Christ opens the fifth seal, and John sees “under the altar the souls of those who had been slain for the word of God and for the witness they had borne” (v. 9). John views Christians who have died for their faithfulness to Jesus, the company of martyrs who have paid the ultimate price for their gospel testimony. Their earthly lives having ended, they live on in heaven waiting for the resurrection of their bodies. That they are under the heavenly altar and able to converse with the Lord indicates that the close, ongoing relationship between Christ and His people does not end at death.
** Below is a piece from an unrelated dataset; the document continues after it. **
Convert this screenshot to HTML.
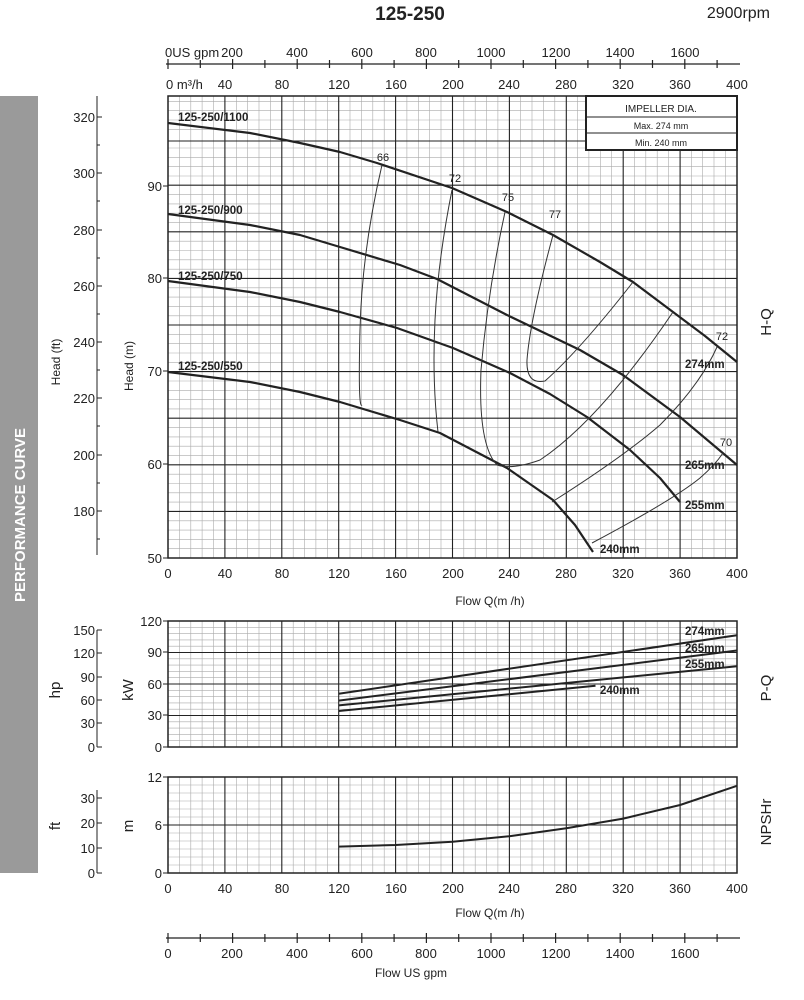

Scripture and first-century Jewish tradition both speak of the messianic woes, a period of intense suffering for the people of God that precedes the consummation of the Messiah’s reign (Dan. 7:21–22; Mark 13:19–20; Col. 1:24). God’s Word also talks about His truth going forth from Israel to the nations and the conversion of gentiles to faith in the God of Israel (e.g., Isa. 19:19–25; 43:10–12; Mic. 4:1–2; Zech. 2:11). Commentators note that John’s vision in Revelation 6:9–11 brings all these things together, making it plain that the conversion of the nations involves the suffering of God’s people as witnesses to the truth. As horrible as the death of the martyrs may be, it serves a purpose in the Lord’s eternal plan of salvation.
This does not mean that God will not hold to account the people who inflict such suffering. The martyrs in heaven cry out for vindication, and Jesus promises that it is coming, but not quite yet. First, the full number of those appointed for martyrdom must die (vv. 10–11). The Lord has not forgotten those who suffer for their faith. He takes note of every injustice visited on His children and will repay it in full. Matthew Henry writes, “When this number [of martyrs] is fulfilled, God will take a just and glorious revenge upon their cruel persecutors; he will recompense tribulation to those who trouble them, and to those that are troubled full and uninterrupted rest.”